## Task details
Of the lines in the listing, how many include the string "React"? Write the number and nothing else.

━━━ Source material

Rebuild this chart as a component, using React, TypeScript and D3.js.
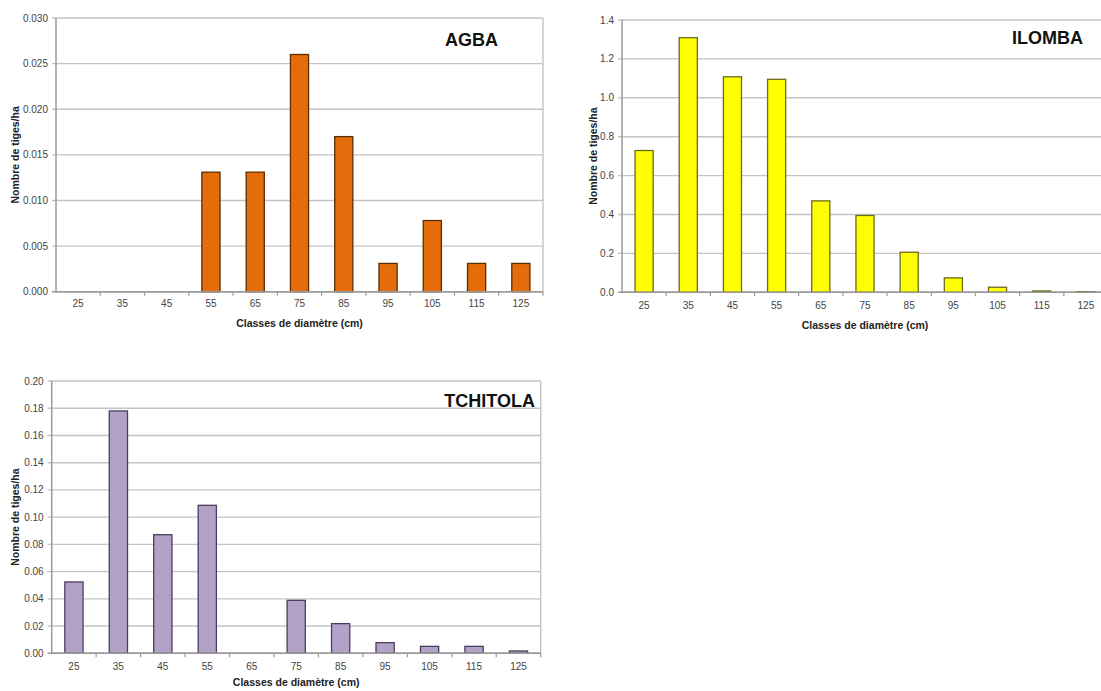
import React from "react";
import * as d3 from "d3";

const categories = ["25", "35", "45", "55", "65", "75", "85", "95", "105", "115", "125"];

const agbaValues = [0, 0, 0, 0.0131, 0.0131, 0.026, 0.017, 0.0031, 0.0078, 0.0031, 0.0031];
const ilombaValues = [0.729, 1.309, 1.108, 1.095, 0.47, 0.395, 0.206, 0.074, 0.026, 0.007, 0.003];
const tchitolaValues = [0.0524, 0.178, 0.0871, 0.1087, 0, 0.0389, 0.0218, 0.0078, 0.0051, 0.0051, 0.0017];

const agbaTicks = [0, 0.005, 0.01, 0.015, 0.02, 0.025, 0.03];
const ilombaTicks = [0, 0.2, 0.4, 0.6, 0.8, 1.0, 1.2, 1.4];
const tchitolaTicks = [0, 0.02, 0.04, 0.06, 0.08, 0.1, 0.12, 0.14, 0.16, 0.18, 0.2];

const yTitle = "Nombre de tiges/ha";
const xTitle = "Classes de diamètre (cm)";

const FONT = "'Liberation Sans', Arial, Helvetica, sans-serif";

type PanelProps = {
  x0: number; x1: number; y0: number; y1: number;
  title: string; titleX: number; titleY: number;
  values: number[]; ticks: number[]; digits: number;
  fill: string; stroke: string;
  xLabelY: number; xTitleY: number; yTitleX: number;
};

function Panel(p: PanelProps) {
  const x = d3.scaleBand<string>().domain(categories).range([p.x0, p.x1]).paddingInner(0.59).paddingOuter(0.295);
  const step = x.step();
  const yMax = p.ticks[p.ticks.length - 1];
  const y = d3.scaleLinear().domain([0, yMax]).range([p.y1, p.y0]);
  const grid = "#c4c4c4";
  const axis = "#9a9a9a";
  return (
    <g>
      {p.ticks.map((t) => (
        <line key={"g" + t} x1={p.x0 - 4} x2={p.x1} y1={y(t)} y2={y(t)} stroke={t === 0 ? axis : grid} strokeWidth={1.4} />
      ))}
      <line x1={p.x1} x2={p.x1} y1={p.y0} y2={p.y1} stroke={grid} strokeWidth={1.4} />
      {p.ticks.map((t) => (
        <text key={"t" + t} x={p.x0 - 8} y={y(t)} dy="0.35em" textAnchor="end" fontSize={10} fill="#444" fontFamily={FONT}>
          {t.toFixed(p.digits)}
        </text>
      ))}
      {categories.map((c, i) =>
        p.values[i] > 0 ? (
          <rect key={"b" + c} x={x(c)} y={y(p.values[i])} width={x.bandwidth()} height={p.y1 - y(p.values[i])}
            fill={p.fill} stroke={p.stroke} strokeWidth={1.3} />
        ) : null
      )}
      <line x1={p.x0} x2={p.x0} y1={p.y0} y2={p.y1 + 0.7} stroke={axis} strokeWidth={1.5} />
      <line x1={p.x0} x2={p.x1} y1={p.y1} y2={p.y1} stroke={axis} strokeWidth={1.5} />
      {categories.map((c, i) => (
        <line key={"xt" + c} x1={p.x0 + step * (i + 1)} x2={p.x0 + step * (i + 1)} y1={p.y1} y2={p.y1 + 4} stroke={axis} strokeWidth={1.2} />
      ))}
      {categories.map((c) => (
        <text key={"xl" + c} x={(x(c) as number) + x.bandwidth() / 2} y={p.xLabelY} textAnchor="middle" fontSize={10} fill="#444" fontFamily={FONT}>
          {c}
        </text>
      ))}
      <text x={(p.x0 + p.x1) / 2} y={p.xTitleY} textAnchor="middle" fontSize={10.5} fontWeight="bold" fill="#222" fontFamily={FONT}>
        {xTitle}
      </text>
      <text transform={`translate(${p.yTitleX},${(p.y0 + p.y1) / 2}) rotate(-90)`} textAnchor="middle" dy="0.35em" fontSize={10.5} fontWeight="bold" fill="#222" fontFamily={FONT}>
        {yTitle}
      </text>
      <text x={p.titleX} y={p.titleY} textAnchor="end" fontSize={18} fontWeight="bold" fill="#111" fontFamily={FONT}>
        {p.title}
      </text>
    </g>
  );
}

export default function App() {
  return (
    <svg width={1101} height={691} style={{ position: "absolute", left: 0, top: 0, background: "#fff" }}>
      <rect x={0} y={0} width={1101} height={691} fill="#fff" />
      <Panel x0={56} x1={543} y0={18} y1={291.7} title="AGBA" titleX={498} titleY={46}
        values={agbaValues} ticks={agbaTicks} digits={3} fill="#E46C0A" stroke="#5a2e05"
        xLabelY={306.5} xTitleY={326.5} yTitleX={15} />
      <Panel x0={622} x1={1108} y0={20} y1={292.3} title="ILOMBA" titleX={1083} titleY={44}
        values={ilombaValues} ticks={ilombaTicks} digits={1} fill="#FFFF00" stroke="#6e6a1e"
        xLabelY={308.5} xTitleY={328.5} yTitleX={593} />
      <Panel x0={51.7} x1={540.7} y0={381} y1={653.3} title="TCHITOLA" titleX={535} titleY={407}
        values={tchitolaValues} ticks={tchitolaTicks} digits={2} fill="#B3A2C7" stroke="#4a3f5c"
        xLabelY={669.5} xTitleY={686} yTitleX={15} />
    </svg>
  );
}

━━━━━━

## Reply to the task
2